Why here? Why now?

Quarantine led to an increase of my use of social media–as it did for many around the world. In an effort to connect with others, I created new accounts, learned to use new platforms, and became much more aware of different trends that were taking place worldwide and particularly within evangelical America.

Suddenly, I found myself encountering posts from commentators like Candace Owens and Ben Shapiro as many with whom I grew up found great comfort, clarity, assurance, and direction from their words.

While I found myself angry and responding publicly from a charged place of too much emotion (that regrettably damaged relationships with people I love), I eventually began wondering how I had come to see the world in such a different light than those with whom I had once found myself living in lockstep.

Today, I find myself in a similar place though from a different vantage point.

Once again I find myself surrounded by opinions that wildly differ. There are many I know who revere Charlie Kirk as a man of God who spoke God’s truth while others despise the things he had to say as hate-filled rhetoric. Many I know are antagonistic towards immigrants (both documented and undocumented), while many I know and love are immigrants (both documented and undocumented). Many believe racism is extinct and white privilege is a lie, while many others share stories of harmful, racist things that happened to them and the structural inequities they have faced and fought to overcome.

My fractured world is divided by party, by policy, by race, by religion. But here I push back.

I’m tired of the hate, of the vitriol, of the us and them, the right and wrong.

Yes, many say hurtful things–myself included.

I have made an utter mess as I’ve tried to find my way forward. I have deeply hurt people who mean the world to me, some with whom I’ve reconciled and some with whom I haven’t and perhaps never will. These are scars I will always carry with me.

I spent the first twenty years of my life steeped in evangelical America. The next ten were spent rebelling in liberal academia. The last five have been questioning.

Questioning:

  • Why are my world’s so disjointed and separate?
  • Must I hate one to be accepted by the other?
  • Is there a way I can bring the two together?

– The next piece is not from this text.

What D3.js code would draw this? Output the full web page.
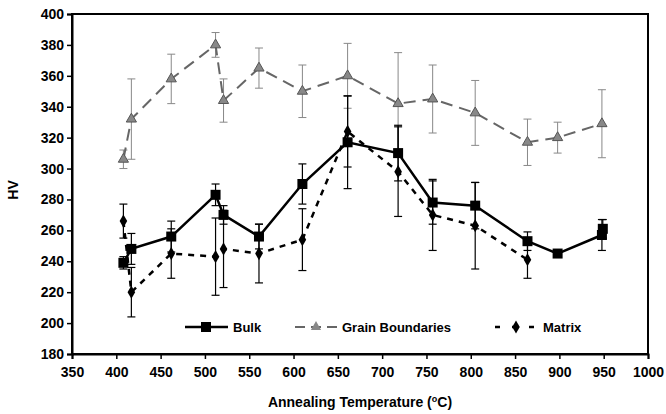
<!DOCTYPE html>
<html><head><meta charset="utf-8">
<script src="https://cdn.jsdelivr.net/npm/d3@7"></script>
<style>body{margin:0;background:#fff}text{font-family:Arial,"Liberation Sans",sans-serif;font-weight:bold}</style>
</head><body><svg id="c" width="666" height="414"></svg>
<script>
// data: [temp, HV, error]
var bulk = [[408,239,4],[417,248,10],[462,256,10],[512,283,7],[521,270,6],[561,256,8],[610,290,13],
  [661,317,30],[718,310,18],[757,278,14],[805,276,15],[864,253,6],[898,245,2],[948,257,10],[949,261,6]];
var grain = [[408,306,6],[417,332,26],[462,358,16],[512,380,8],[521,344,14],[561,365,13],[610,350,17],
  [661,360,21],[718,342,33],[757,345,22],[805,336,21],[864,317,15],[898,320,10],[948,329,22]];
var matrix = [[408,266,11],[417,220,16],[462,245,16],[512,243,25],[521,248,25],[561,245,19],[610,254,20],
  [661,324,23],[718,298,29],[757,270,23],[805,263,28],[864,241,12]];
var xTicks = d3.range(350, 1001, 50);
var yTicks = d3.range(180, 401, 20);

var svg = d3.select("#c");
var x = d3.scaleLinear().domain([350, 1000]).range([72, 648]);
var y = d3.scaleLinear().domain([180, 400]).range([354, 14]);

svg.append("rect").attr("x", 72).attr("y", 14).attr("width", 576).attr("height", 340)
  .attr("fill", "none").attr("stroke", "#000").attr("stroke-width", 2);

var xa = svg.append("g").attr("transform", "translate(0,354)")
  .call(d3.axisBottom(x).tickValues(xTicks).tickSize(5).tickFormat(d3.format("d")));
var ya = svg.append("g").attr("transform", "translate(72,0)")
  .call(d3.axisLeft(y).tickValues(yTicks).tickSize(5).tickFormat(d3.format("d")));
[xa, ya].forEach(function(a) {
  a.select(".domain").attr("stroke-width", 2);
  a.selectAll("line").attr("stroke-width", 1.5);
  a.selectAll("text").attr("font-size", 14).attr("font-weight", "normal").attr("fill", "#000");
});
xa.selectAll("text").attr("dy", "1.1em");

svg.append("text").attr("x", 360).attr("y", 407).attr("text-anchor", "middle").attr("font-size", 14)
  .html('Annealing Temperature (<tspan baseline-shift="super" font-size="9">o</tspan>C)');
svg.append("text").attr("transform", "translate(18,190) rotate(-90)").attr("text-anchor", "middle")
  .attr("font-size", 14).text("HV");

var line = d3.line().x(function(d) { return x(d[0]); }).y(function(d) { return y(d[1]); });

function errs(data, color, w) {
  var g = svg.append("g").attr("stroke", color).attr("stroke-width", w);
  data.forEach(function(d) {
    var cx = x(d[0]);
    g.append("line").attr("x1", cx).attr("x2", cx).attr("y1", y(d[1] - d[2])).attr("y2", y(d[1] + d[2]));
    g.append("line").attr("x1", cx - 4).attr("x2", cx + 4).attr("y1", y(d[1] - d[2])).attr("y2", y(d[1] - d[2]));
    g.append("line").attr("x1", cx - 4).attr("x2", cx + 4).attr("y1", y(d[1] + d[2])).attr("y2", y(d[1] + d[2]));
  });
}
errs(grain, "#888", 1);
errs(bulk, "#000", 1.2);
errs(matrix, "#000", 1.2);

svg.append("path").datum(grain).attr("d", line).attr("fill", "none").attr("stroke", "#666")
  .attr("stroke-width", 2).attr("stroke-dasharray", "12,7");
svg.append("path").datum(matrix).attr("d", line).attr("fill", "none").attr("stroke", "#000")
  .attr("stroke-width", 2.5).attr("stroke-dasharray", "6,6");
svg.append("path").datum(bulk).attr("d", line).attr("fill", "none").attr("stroke", "#000")
  .attr("stroke-width", 2.5);

var tri = d3.symbol().type(d3.symbolTriangle).size(45);
var dia = d3.symbol().type(d3.symbolDiamond).size(50);
svg.selectAll(".g").data(grain).enter().append("path").attr("d", tri)
  .attr("transform", function(d) { return "translate(" + x(d[0]) + "," + y(d[1]) + ")"; })
  .attr("fill", "#888").attr("stroke", "#555");
svg.selectAll(".m").data(matrix).enter().append("path").attr("d", dia)
  .attr("transform", function(d) { return "translate(" + x(d[0]) + "," + y(d[1]) + ")"; })
  .attr("fill", "#000");
svg.selectAll(".b").data(bulk).enter().append("rect")
  .attr("x", function(d) { return x(d[0]) - 5; }).attr("y", function(d) { return y(d[1]) - 5; })
  .attr("width", 10).attr("height", 10).attr("fill", "#000");

// legend
var leg = svg.append("g");
leg.append("line").attr("x1", 185).attr("x2", 228).attr("y1", 327).attr("y2", 327).attr("stroke", "#000").attr("stroke-width", 2.5);
leg.append("rect").attr("x", 201).attr("y", 322).attr("width", 10).attr("height", 10);
leg.append("text").attr("x", 233).attr("y", 332).attr("font-size", 13).text("Bulk");
leg.append("line").attr("x1", 295).attr("x2", 340).attr("y1", 327).attr("y2", 327).attr("stroke", "#666").attr("stroke-width", 2).attr("stroke-dasharray", "10,6");
leg.append("path").attr("d", tri).attr("transform", "translate(316,327)").attr("fill", "#888");
leg.append("text").attr("x", 342).attr("y", 332).attr("font-size", 13).text("Grain Boundaries");
leg.append("line").attr("x1", 495).attr("x2", 540).attr("y1", 327).attr("y2", 327).attr("stroke", "#000").attr("stroke-width", 2.5).attr("stroke-dasharray", "5,12");
leg.append("path").attr("d", dia).attr("transform", "translate(516,327)");
leg.append("text").attr("x", 543).attr("y", 332).attr("font-size", 13).text("Matrix");
</script></body></html>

There has to be an alternative way to read the world and interact with one another. One that centers love, grace, compassion, empathy, and humanity.

This is my aim. To create a space where we can engage and learn and reflect and grow together. Regardless of where we grew up, of what we believe.

I believe, we can make this world a little better, a little brighter, and little more filled with hope and joy.

Join me, please.

It will hard. It will be messy. And, I believe, it will be worth it.